From Alexander Contee Hanson
Annapolis August 2, 1790
Mr Joseph Clark1 of this city, being desirous of an employment as architect surveyor or master-builder of the public works, which, he supposes, are about to be erected for the general government, has requested me to recommend him, so far as, in my opinion, his merits will justify.
Mr Clark, as I have been informed, was regularly bred to his profession in England; but on that circumstance I lay very little stress; as I consider the public works, which in this city he has planned, superintended, and conducted, to be monuments of superiour taste, judgement, and skill.2 From those works; from his drawings, which I have seen; from his activity & attention to business, which I have frequently remarked; from the manner, in which he exercised his authority; from the attachment and obedience of his workmen; in short, from every thing, which I have either seen or heard, I do not scruple to declare, that I believe no man on the continent better qualified than Mr Clark to act in that line, in which he is ambitious of serving the United States.

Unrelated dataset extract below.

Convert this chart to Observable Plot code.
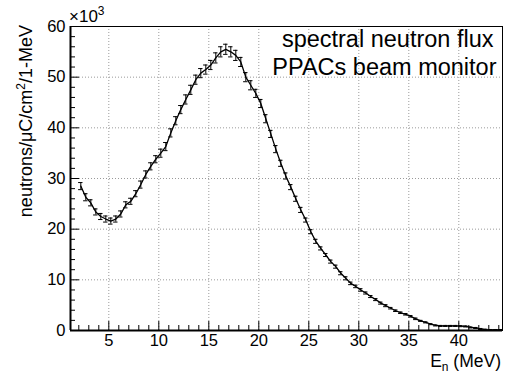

As I have always conceived it my duty, at the request of a fellow citizen, to give my testimony of those qualifications, concerning which I have had an opportunity to judge for myself, or to be accurately informed by others, I have taken the liberty of thus addressing you;3 and have the honour to be, with profound veneration Your most obedient servant
A. C. Hanson
1. Joseph Clark (Clarke; d. 1798) may have been the son of Joseph Clarke of Braintree, Essex County, England, and apprenticed for seven years to joiner Jack S. Ding of London in December 1742. From at least 1785 to the early 1790s, he was employed by Maryland as an architect at Annapolis. Although Clark visited GW at Mount Vernon in November 1790 and personally presented his plans and proposals for the Federal City to the president, he did not receive the appointment he desired, GW having instead chosen Pierre Charles L’Enfant as surveyor and designer of the new city early in 1791. Clark nevertheless temporarily relocated to the embryonic capital on the Potomac, where as a prominent Freemason, he delivered the main oration at the ceremonies celebrating the laying of the cornerstone of the U.S. Capitol in September 1793. After his permanent removal from Annapolis in 1794, he cofounded the Architects and Carpenters Society of the Territory of Columbia and contracted with Morrison, Nicholson & Greenleaf to build houses in the federal city (Clark to GW, 5 Dec. 1790; Pierre L’Enfant to GW, 11 Sept. 1789, source note; Bob Arnebeck, Through a Fiery Trial: Building Washington, 1790–1800 [Lanham, Md., and London, 1991], 175, 214, 225, 329, 651, n.4).
2. In the 1780s Clark was hired by the state of Maryland to supervise work on the state house at Annapolis, as well as the conversion of the former governor’s mansion there into St. John’s College. His daughter claimed after his death that the state owed him £17,000 Maryland currency when he left Annapolis in 1794 (Morris L. Radoff, Buildings of the State of Maryland at Annapolis [Annapolis, Md., 1954], 21, 79, 91–92).
3. In a 10 Nov. 1790 letter of introduction that Clark apparently presented to GW at Mount Vernon in November 1790, Maryland chancellor Alexander Contee Hanson repeated his opinion that “there is no person in America better qualified for executing the trust, or employment, which he sollicits” (DLC:GW; see also Clark to GW, 5 Dec. 1790). On 9 Nov. 1790 Thomas Johnson, the chief judge of Maryland’s General Court, also wrote to GW, introducing Clark as “a very ingenious Architect of this Place [who] has an Ambition to lay before you Plans of a Fœderal City and public Buildings” (CtY: Miscellaneous Collections-Wetmore).